A curious point is that at end of the film when The Chief Elder is hunting down Jonas, it is revealed that they had cameras listening and monitoring all his activity including the means he used to trick them into thinking he was taking his daily shot. The question then is, if they knew he was doing all these things all along, then why did they wait to do anything? They acted like this was all new information to them, which in fact they must have known from the beginning.

This film is simplistic both in story and in just how far it delves into these questions. There are no clear answers. Like the construction of the community, it is all about presentation, with very little underneath. This is sad, because there was an opportunity to ask those question, and it was in that crucial scene between Bridges and Streep, however it is as if they ran out of gas, and just decided to go for the easy out; love wins, we can all go home now.

For a clearer perspective on this, it is hoped that people will go back and read such epic classics as “Brave New World” or “1984”. In “The Giver” they are constantly referring to using ‘precision of speech’ and admonish others who do not. This is of course a kind of thought control through speech. However, for a fuller deeper understanding of this, why not read “1984” in which Orwell discusses the Thought Police and Double Speak, and how the government used that to control not only thought, but how it was dispersed through the press.

Another film which came to mind when watching this is “Pleasantville” in which everyone lived in a 1950’s world in which, everything is in black and white. Again, there is the lack of emotion, however at least in that movie the thought process behind why they were living that way made more sense. We knew it was a world based on fifties television and in which every street looked like something out of an Andy Griffith Show.

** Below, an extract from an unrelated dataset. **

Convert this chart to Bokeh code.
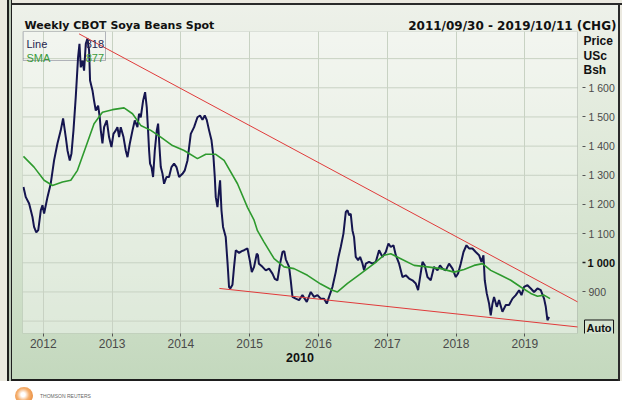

The acting within the film especially of the younger actors was superb. Brendon Thwaites as Jonas has a subtle quality to him, which emits a wide array of emotion from sadness to his playful energy with Gabriel. Odeya Rush and Cameron Monaghan both brought a nuance to their roles that was innocent and then understated and ethereal.

Meryl Streep was fine, if a bit too restrained, and Jeff Bridges while interesting sounded as if he had marbles stuck in his throat. It is unclear if he was affecting a certain style of speech, but he came off as an old codger chewing his lower jaw. Is this his new mode of speech? It is unknown, but it makes listening to him a little off-putting to say the least. One would hope that this was solely for this role and not how he means to present himself in the future.

Is ‘The Giver’ a great piece of film? No. Is it interesting certainly, but more for how it stacks up against other films, which present similar themes. The problem with it is the presentation. The exterior (how it looks) is fantastic, but it is what lies underneath, that is lacking.